As some 70,000 global climate delegates justify their own remarkable carbon footprint to attend COP-28 in Dubai, the hot topic of whether polluting industries should get out of "jail for free" thanks to regenerative farmers will continue to be debated at home on World Soil Day.
Consulting ecologist Bill Hurditch, from The Fifth Estate, argues in favour of sustainable grazing practice as a panacea for Australian emissions reduction, saying if the best 10 per cent of the nation's current grazing land was harnessed for soil carbon sequestration, 20pc of our national emissions could be written down.
"Right now there is a huge opportunity to build soil organic carbon," says Dr Bill Hurdtich.

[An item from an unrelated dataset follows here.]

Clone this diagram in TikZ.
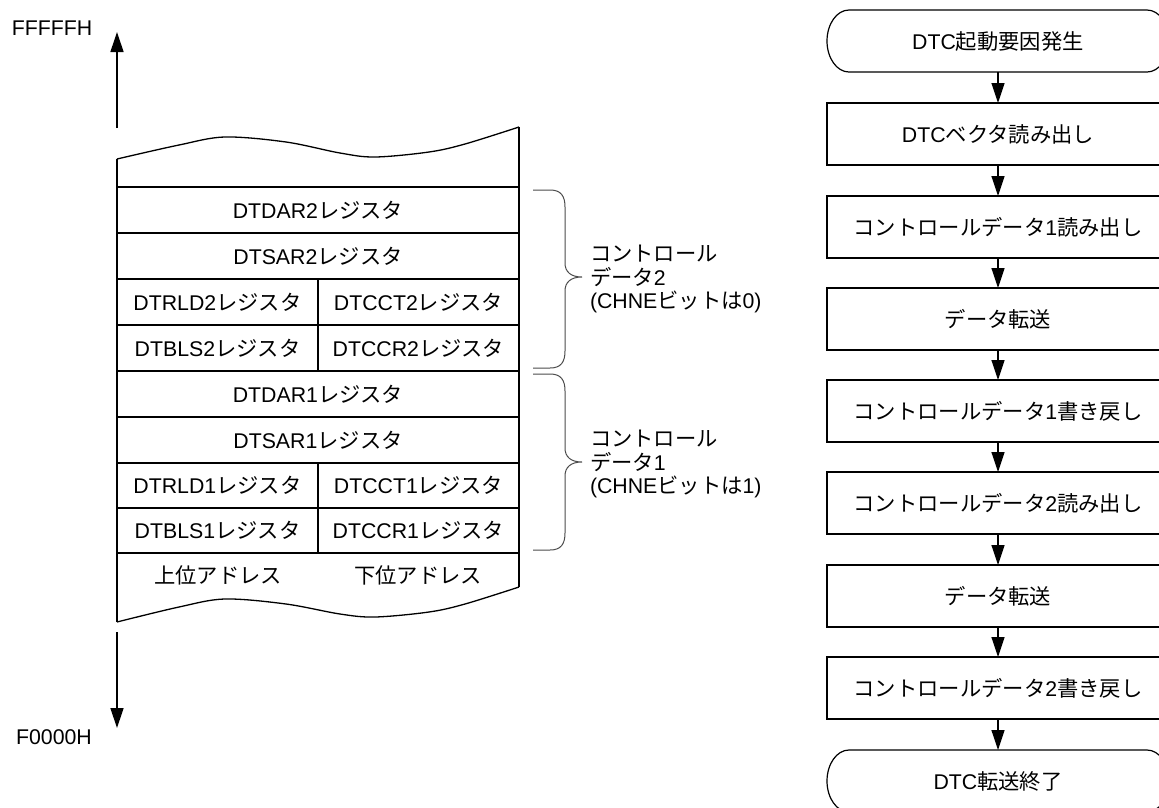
\documentclass[tikz,border=0pt]{standalone}
\usepackage{fontspec}
\setmainfont{Liberation Sans}
\newfontfamily\jp{Noto Sans CJK JP}
\newcommand{\J}[1]{{\jp #1}}
\usetikzlibrary{arrows.meta}
\begin{document}
\begin{tikzpicture}[x=1pt,y=-1pt,
  every node/.style={font=\fontsize{21.3}{23.5}\selectfont, inner sep=0pt, outer sep=0pt},
  ln/.style={line width=1.3pt, black},
  brc/.style={line width=1pt, black!70},
  arr/.style={line width=1.3pt, -{Triangle[length=20pt,width=13pt]}},
  fbox/.style={draw, line width=1.2pt, rectangle, minimum width=342pt, minimum height=62pt},
  term/.style={rectangle, minimum width=342pt, minimum height=62pt},
  lbl/.style={anchor=west, align=left}
]
\clip (0,0) rectangle (1159,807);
\fill[white] (0,0) rectangle (1159,807);

% address labels and arrows
\node (ftop) at (52,28) {FFFFFH};
\node (fbot) at (54,737) {F0000H};
\coordinate (upS) at (117,128);
\coordinate (upE) at (117,32);
\coordinate (dnS) at (117,632);
\coordinate (dnE) at (117,728);
\draw[arr] (upS) -- (upE);
\draw[arr] (dnS) -- (dnE);

% memory table outline
\draw[ln] (117,622) -- (117,159);
\draw[ln] (519,587) -- (519,127);
\draw[ln] plot[smooth, tension=0.55] coordinates {(117,159) (179,145) (225,137) (286,142) (340,153) (375,157) (429,152) (465,144) (519,127)};
\draw[ln] plot[smooth, tension=0.55] coordinates {(117,622) (179,607) (225,599) (286,604) (340,614) (375,617) (429,612) (465,604) (519,587)};
\foreach \yy in {187,233,279,325,371,417,463,508,553}
  \draw[ln] (117,\yy) -- (519,\yy);
\draw[ln] (318,279) -- (318,371);
\draw[ln] (318,463) -- (318,553);

% cell texts
\node (dar2) at (318,210) {DTDAR2\J{レジスタ}};
\node (sar2) at (318,256) {DTSAR2\J{レジスタ}};
\node (rld2) at (217.5,302) {DTRLD2\J{レジスタ}};
\node (cct2) at (418.5,302) {DTCCT2\J{レジスタ}};
\node (bls2) at (217.5,348) {DTBLS2\J{レジスタ}};
\node (ccr2) at (418.5,348) {DTCCR2\J{レジスタ}};
\node (dar1) at (318,394) {DTDAR1\J{レジスタ}};
\node (sar1) at (318,440) {DTSAR1\J{レジスタ}};
\node (rld1) at (217.5,485.5) {DTRLD1\J{レジスタ}};
\node (cct1) at (418.5,485.5) {DTCCT1\J{レジスタ}};
\node (bls1) at (217.5,530.5) {DTBLS1\J{レジスタ}};
\node (ccr1) at (418.5,530.5) {DTCCR1\J{レジスタ}};
\node (hi) at (218,575) {\J{上位アドレス}};
\node (lo) at (418,575) {\J{下位アドレス}};

% braces
\draw[brc] (533,190) -- (550,190) .. controls (561,190) and (565,196) .. (565,207) -- (565,263)
  .. controls (565,272) and (571,277) .. (582,277) .. controls (571,277) and (565,282) .. (565,291)
  -- (565,351) .. controls (565,362) and (561,368) .. (550,368) -- (533,368);
\draw[brc] (533,374) -- (550,374) .. controls (561,374) and (565,380) .. (565,391) -- (565,448)
  .. controls (565,457) and (571,462) .. (582,462) .. controls (571,462) and (565,467) .. (565,476)
  -- (565,533) .. controls (565,544) and (561,550) .. (550,550) -- (533,550);
\node[lbl] (cd2) at (590,279) {\J{コントロール}\\\J{データ}2\\(CHNE\J{ビットは}0)};
\node[lbl] (cd1) at (590,464) {\J{コントロール}\\\J{データ}1\\(CHNE\J{ビットは}1)};

% flowchart
\node[term] (t0) at (998,41) {DTC\J{起動要因発生}};
\node[fbox] (b1) at (998,134) {DTC\J{ベクタ読み出し}};
\node[fbox] (b2) at (998,227) {\J{コントロールデータ}1\J{読み出し}};
\node[fbox] (b3) at (998,319) {\J{データ転送}};
\node[fbox] (b4) at (998,411) {\J{コントロールデータ}1\J{書き戻し}};
\node[fbox] (b5) at (998,503) {\J{コントロールデータ}2\J{読み出し}};
\node[fbox] (b6) at (998,596) {\J{データ転送}};
\node[fbox] (b7) at (998,688) {\J{コントロールデータ}2\J{書き戻し}};
\node[term] (t1) at (998,781) {DTC\J{転送終了}};
\foreach \t in {t0,t1}
  \draw[line width=1.2pt] ([xshift=22pt]\t.north west) -- ([xshift=-22pt]\t.north east)
    arc[start angle=90,end angle=-90,x radius=22pt,y radius=31pt]
    -- ([xshift=22pt]\t.south west)
    arc[start angle=270,end angle=90,x radius=22pt,y radius=31pt] -- cycle;
\draw[arr] (t0) -- (b1);
\draw[arr] (b1) -- (b2);
\draw[arr] (b2) -- (b3);
\draw[arr] (b3) -- (b4);
\draw[arr] (b4) -- (b5);
\draw[arr] (b5) -- (b6);
\draw[arr] (b6) -- (b7);
\draw[arr] (b7) -- (t1);
\end{tikzpicture}
\end{document}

"This is about rebuilding production of the farm and give back to the bank account eroded by over-use of spending soil capital, rather than just the interest.

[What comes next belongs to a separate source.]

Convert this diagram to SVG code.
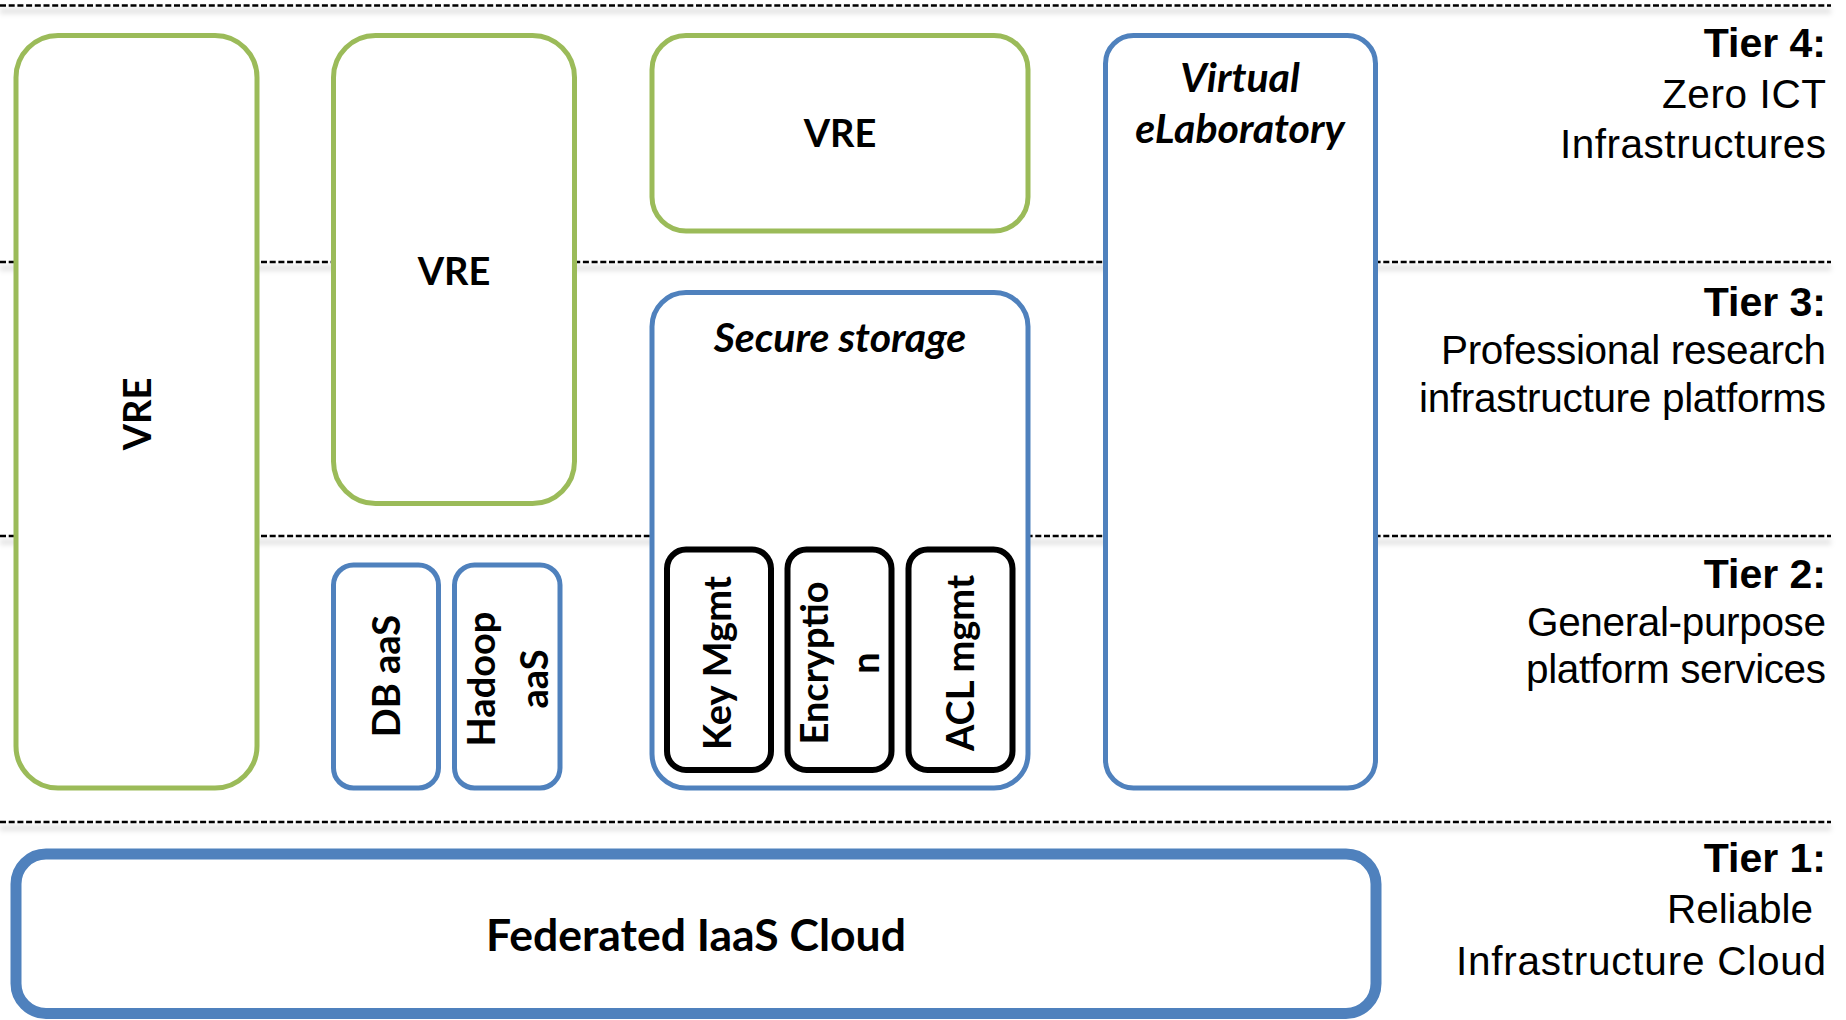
<svg xmlns="http://www.w3.org/2000/svg" width="1846" height="1020" viewBox="0 0 1846 1020">
  <defs>
    <style>
      .sep { stroke: #000; stroke-width: 2.6; stroke-dasharray: 6 2.7; fill: none; }
      .sep-shadow { stroke: #000; stroke-opacity: 0.1; stroke-width: 6; fill: none; }
      .green { fill: #fff; stroke: #9BBB59; stroke-width: 5; }
      .blue { fill: #fff; stroke: #4F81BD; stroke-width: 5; }
      .black { fill: #fff; stroke: #000; stroke-width: 6; }
      .cloud { fill: #fff; stroke: #4F81BD; stroke-width: 11; }
      .lbl { font-family: Lato, "Open Sans", sans-serif; font-weight: 700; font-size: 38px; fill: #000; text-anchor: middle; }
      .ital { font-style: italic; font-size: 41px; }
      .tier { font-family: "Liberation Sans", Arial, sans-serif; font-size: 40.5px; fill: #000; text-anchor: end; }
      .tierb { font-weight: 700; font-size: 41px; }
    </style>
    <filter id="blur" x="-5%" y="-300%" width="110%" height="700%">
      <feGaussianBlur stdDeviation="2.5"/>
    </filter>
  </defs>
  <rect width="1846" height="1020" fill="#fff"/>

  <g id="tier-lines">
    <g filter="url(#blur)">
      <line class="sep-shadow" x1="0" y1="11" x2="1831" y2="11"/>
      <line class="sep-shadow" x1="0" y1="268" x2="1831" y2="268"/>
      <line class="sep-shadow" x1="0" y1="542" x2="1831" y2="542"/>
      <line class="sep-shadow" x1="0" y1="828" x2="1831" y2="828"/>
    </g>
    <line class="sep" x1="0" y1="5.5" x2="1831" y2="5.5"/>
    <line class="sep" x1="0" y1="262" x2="1831" y2="262"/>
    <line class="sep" x1="0" y1="536" x2="1831" y2="536"/>
    <line class="sep" x1="0" y1="822" x2="1831" y2="822"/>
  </g>

  <g id="vre-left">
    <rect class="green" x="16" y="35.5" width="241" height="752.5" rx="42"/>
    <text class="lbl" transform="translate(151,414) rotate(-90)">VRE</text>
  </g>

  <g id="vre-middle">
    <rect class="green" x="333.5" y="35.5" width="241" height="468" rx="42"/>
    <text class="lbl" x="454" y="285">VRE</text>
  </g>

  <g id="vre-top">
    <rect class="green" x="652" y="35.5" width="376" height="195.5" rx="34"/>
    <text class="lbl" x="840" y="147">VRE</text>
  </g>

  <g id="virtual-elab">
    <rect class="blue" x="1105.5" y="35.5" width="270" height="752.5" rx="28"/>
    <text class="lbl ital" x="1240" y="92">Virtual</text>
    <text class="lbl ital" x="1240" y="143">eLaboratory</text>
  </g>

  <g id="secure-storage">
    <rect class="blue" x="652" y="292.5" width="376" height="495.5" rx="34"/>
    <text class="lbl ital" x="840" y="352">Secure storage</text>
  </g>

  <g id="key-mgmt">
    <rect class="black" x="667" y="549.5" width="104" height="220.5" rx="19"/>
    <text class="lbl" transform="translate(731,663) rotate(-90)">Key Mgmt</text>
  </g>

  <g id="encryption">
    <rect class="black" x="787.5" y="549.5" width="104" height="220.5" rx="19"/>
    <text class="lbl" transform="translate(828,663) rotate(-90)">Encryptio</text>
    <text class="lbl" transform="translate(879,663) rotate(-90)">n</text>
  </g>

  <g id="acl-mgmt">
    <rect class="black" x="908.5" y="549.5" width="104" height="220.5" rx="19"/>
    <text class="lbl" transform="translate(974,663) rotate(-90)">ACL mgmt</text>
  </g>

  <g id="db-aas">
    <rect class="blue" x="333.5" y="565" width="105" height="223" rx="20"/>
    <text class="lbl" transform="translate(400,676) rotate(-90)">DB aaS</text>
  </g>

  <g id="hadoop-aas">
    <rect class="blue" x="454.5" y="565" width="105.5" height="223" rx="20"/>
    <text class="lbl" transform="translate(495,679) rotate(-90)">Hadoop</text>
    <text class="lbl" transform="translate(548,679) rotate(-90)">aaS</text>
  </g>

  <g id="federated-cloud">
    <rect class="cloud" x="16" y="854" width="1360" height="159.5" rx="30"/>
    <text class="lbl" x="696" y="951" style="font-size:44.5px">Federated IaaS Cloud</text>
  </g>

  <g id="tier-labels">
    <text class="tier tierb" x="1826" y="57">Tier 4:</text>
    <text class="tier" x="1826" y="108" textLength="164" lengthAdjust="spacing">Zero ICT</text>
    <text class="tier" x="1826" y="158" textLength="266" lengthAdjust="spacing">Infrastructures</text>

    <text class="tier tierb" x="1826" y="316">Tier 3:</text>
    <text class="tier" x="1826" y="364" textLength="385" lengthAdjust="spacing">Professional research</text>
    <text class="tier" x="1826" y="412" textLength="407" lengthAdjust="spacing">infrastructure platforms</text>

    <text class="tier tierb" x="1826" y="588">Tier 2:</text>
    <text class="tier" x="1826" y="636" textLength="299" lengthAdjust="spacing">General-purpose</text>
    <text class="tier" x="1826" y="683" textLength="300" lengthAdjust="spacing">platform services</text>

    <text class="tier tierb" x="1826" y="872">Tier 1:</text>
    <text class="tier" x="1813" y="923" textLength="146" lengthAdjust="spacing">Reliable</text>
    <text class="tier" x="1826" y="975" textLength="370" lengthAdjust="spacing">Infrastructure Cloud</text>
  </g>
</svg>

"Practice change, not politics, are needed to meet climate reduction targets."
A recent Australian Carbon Credit Unit creation event under the Carbon Farming Initiative's Soil Carbon method, for two properties in Central Queensland showed that, over the five year period, between 10.6 and 12 tonnes of CO2-equivalent was sequestered for every tonne of livestock grazed on the two properties.
"This was after accounting for all operational emissions, including enteric methane," Dr Hurditch points out.

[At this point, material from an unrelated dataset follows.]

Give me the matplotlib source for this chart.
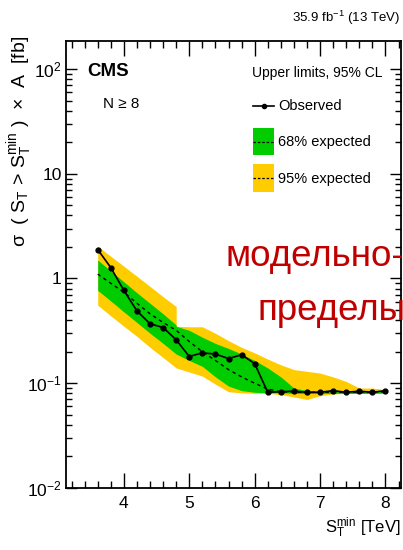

Pulling down carbon dioxide in the atmosphere through land use is tried and tested and cost-effective.
Carbon sequestration in the farming landscape context typically costs between $10 and $50 per tonne compared to $230/t using Direct Air Capture, in which CO2 emissions are compressed and forced underground.
A current trial proposal by mining giant Glencore to inject CO2 from a coal-fired power station at Millmerran, Qld into the Great Artesian Basin on the Western Downs has already angered pastoralists.
As to whether farmers might be propping up the fossil fuel industry with their potential to mitigate climate pollution, Dr Hurditch said that claim is a non-sense.
The Safeguard Mechanism does allow unlimited ACCUs to be used to meet the baseline, but there will be an economic limit due to demand.
Meanwhile, international protocols require a maximum of 10pc of emissions can be 'offset' by applying carbon credits, with the rest met by direct emission reductions by the polluter.
"The intention is to transition those manufacturers towards sustainable energy use without relocating offshore," he says. "The Safeguard Mechanism is designed to incentivise existing industries to stay in Australia.
"Don't fear the ACCU, embrace it. You can think of them as a bridge from high emissions to low emissions."
Meanwhile, there is more governments can do to encourage soil carbon sequestration - like subsidising fencing wire and water points.
A $54 million federal soil analysis program designed to baseline farmland was started then abruptly stopped under current budget tightening measures.But such a scheme is necessary argues Dr Hurditch, if we are to see our way forward.
Northern Ireland has recognised the importance of this basic rigorous data set and is spending 45m pounds to sample soil organic carbon on every farm.
With all of agriculture contributing to a useful and credible increase in carbon sequestration, then everyone is a winner," he says. "But to get there requires trust, accessible information and advisors."
His advice for farmers is simple - you don't have to be a bubble watcher or a boffin of climate science to understand the mechanics of growing soil.
"It's about bringing every farmer on-board," he says.